Images are not part of the copy; write out the rest of the data exactly as given.
* * * *
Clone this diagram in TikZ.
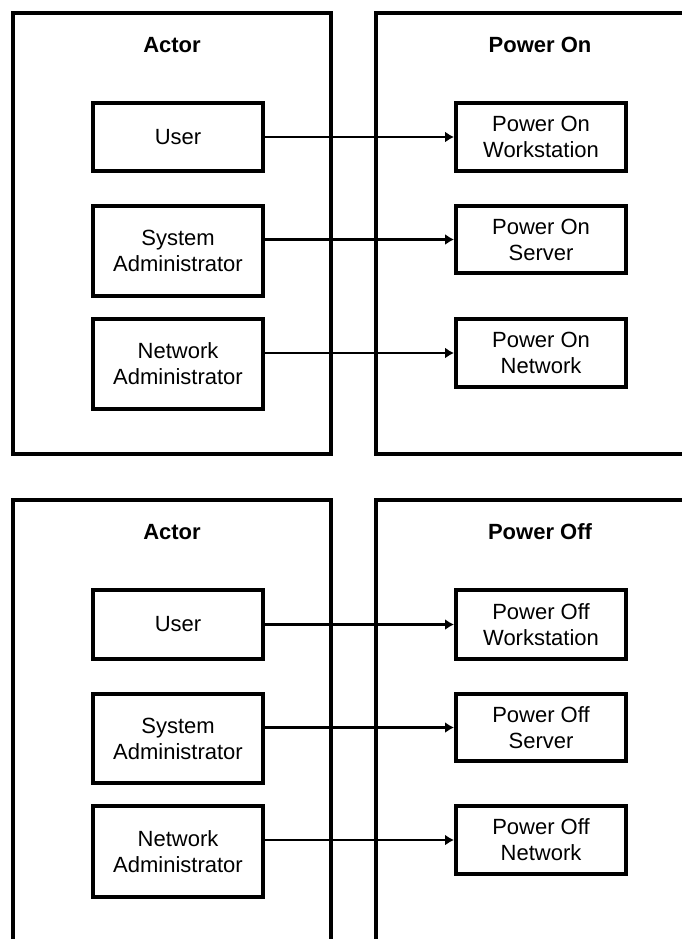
\documentclass[tikz,border=0pt]{standalone}
\usepackage{fontspec}
\setmainfont{Liberation Sans}
\usetikzlibrary{arrows.meta}
\tikzset{
  panel/.style={line width=4pt, line cap=rect},
  itembox/.style={draw, line width=4pt, minimum width=170pt, align=center,
    inner sep=0pt, font=\fontsize{22}{26}\selectfont},
  paneltitle/.style={font=\bfseries\fontsize{22}{26}\selectfont, inner sep=0pt},
  link/.style={line width=2.8pt, -{Latex[length=9pt,width=11pt]}}
}
\begin{document}
\begin{tikzpicture}[x=1pt,y=-1pt]
\useasboundingbox[fill=white] (0,0) rectangle (682,939);
% ---------- top panel ----------
\draw[panel] (13,13) rectangle (331,454);
\draw[panel] (690,13) -- (376,13) -- (376,454) -- (690,454);
\node[paneltitle] (actA) at (172,45) {Actor};
\node[paneltitle] (titA) at (540,45) {Power On};
\node[itembox, minimum height=68pt] (uA) at (178,137) {User};
\node[itembox, minimum height=90pt] (sA) at (178,251) {System\\Administrator};
\node[itembox, minimum height=90pt] (nA) at (178,364) {Network\\Administrator};
\node[itembox, minimum height=68pt] (wA) at (541,137) {Power On\\Workstation};
\node[itembox, minimum height=67pt] (vA) at (541,239.5) {Power On\\Server};
\node[itembox, minimum height=68pt] (kA) at (541,353) {Power On\\Network};
\draw[link] (uA.east |- wA.west) -- (wA.west);
\draw[link] (sA.east |- vA.west) -- (vA.west);
\draw[link] (nA.east |- kA.west) -- (kA.west);
% ---------- bottom panel ----------
\draw[panel] (13,950) -- (13,500) -- (331,500) -- (331,950);
\draw[panel] (376,950) -- (376,500) -- (690,500);
\node[paneltitle] (actB) at (172,532) {Actor};
\node[paneltitle] (titB) at (540,532) {Power Off};
\node[itembox, minimum height=69pt] (uB) at (178,624.5) {User};
\node[itembox, minimum height=89pt] (sB) at (178,738.5) {System\\Administrator};
\node[itembox, minimum height=91pt] (nB) at (178,851.5) {Network\\Administrator};
\node[itembox, minimum height=69pt] (wB) at (541,624.5) {Power Off\\Workstation};
\node[itembox, minimum height=67pt] (vB) at (541,727.5) {Power Off\\Server};
\node[itembox, minimum height=68pt] (kB) at (541,840) {Power Off\\Network};
\draw[link] (uB.east |- wB.west) -- (wB.west);
\draw[link] (sB.east |- vB.west) -- (vB.west);
\draw[link] (nB.east |- kB.west) -- (kB.west);
\end{tikzpicture}
\end{document}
* * * *
OUTPUT FOR THIS TASK:
Clone this diagram in TikZ.
\documentclass[tikz,border=0pt]{standalone}
\usepackage{fontspec}
\setmainfont{Liberation Sans}
\usetikzlibrary{arrows.meta}
\tikzset{
  panel/.style={line width=4pt, line cap=rect},
  itembox/.style={draw, line width=4pt, minimum width=170pt, align=center,
    inner sep=0pt, font=\fontsize{22}{26}\selectfont},
  paneltitle/.style={font=\bfseries\fontsize{22}{26}\selectfont, inner sep=0pt},
  link/.style={line width=2.8pt, -{Latex[length=9pt,width=11pt]}}
}
\begin{document}
\begin{tikzpicture}[x=1pt,y=-1pt]
\useasboundingbox[fill=white] (0,0) rectangle (682,939);
% ---------- top panel ----------
\draw[panel] (13,13) rectangle (331,454);
\draw[panel] (690,13) -- (376,13) -- (376,454) -- (690,454);
\node[paneltitle] (actA) at (172,45) {Actor};
\node[paneltitle] (titA) at (540,45) {Power On};
\node[itembox, minimum height=68pt] (uA) at (178,137) {User};
\node[itembox, minimum height=90pt] (sA) at (178,251) {System\\Administrator};
\node[itembox, minimum height=90pt] (nA) at (178,364) {Network\\Administrator};
\node[itembox, minimum height=68pt] (wA) at (541,137) {Power On\\Workstation};
\node[itembox, minimum height=67pt] (vA) at (541,239.5) {Power On\\Server};
\node[itembox, minimum height=68pt] (kA) at (541,353) {Power On\\Network};
\draw[link] (uA.east |- wA.west) -- (wA.west);
\draw[link] (sA.east |- vA.west) -- (vA.west);
\draw[link] (nA.east |- kA.west) -- (kA.west);
% ---------- bottom panel ----------
\draw[panel] (13,950) -- (13,500) -- (331,500) -- (331,950);
\draw[panel] (376,950) -- (376,500) -- (690,500);
\node[paneltitle] (actB) at (172,532) {Actor};
\node[paneltitle] (titB) at (540,532) {Power Off};
\node[itembox, minimum height=69pt] (uB) at (178,624.5) {User};
\node[itembox, minimum height=89pt] (sB) at (178,738.5) {System\\Administrator};
\node[itembox, minimum height=91pt] (nB) at (178,851.5) {Network\\Administrator};
\node[itembox, minimum height=69pt] (wB) at (541,624.5) {Power Off\\Workstation};
\node[itembox, minimum height=67pt] (vB) at (541,727.5) {Power Off\\Server};
\node[itembox, minimum height=68pt] (kB) at (541,840) {Power Off\\Network};
\draw[link] (uB.east |- wB.west) -- (wB.west);
\draw[link] (sB.east |- vB.west) -- (vB.west);
\draw[link] (nB.east |- kB.west) -- (kB.west);
\end{tikzpicture}
\end{document}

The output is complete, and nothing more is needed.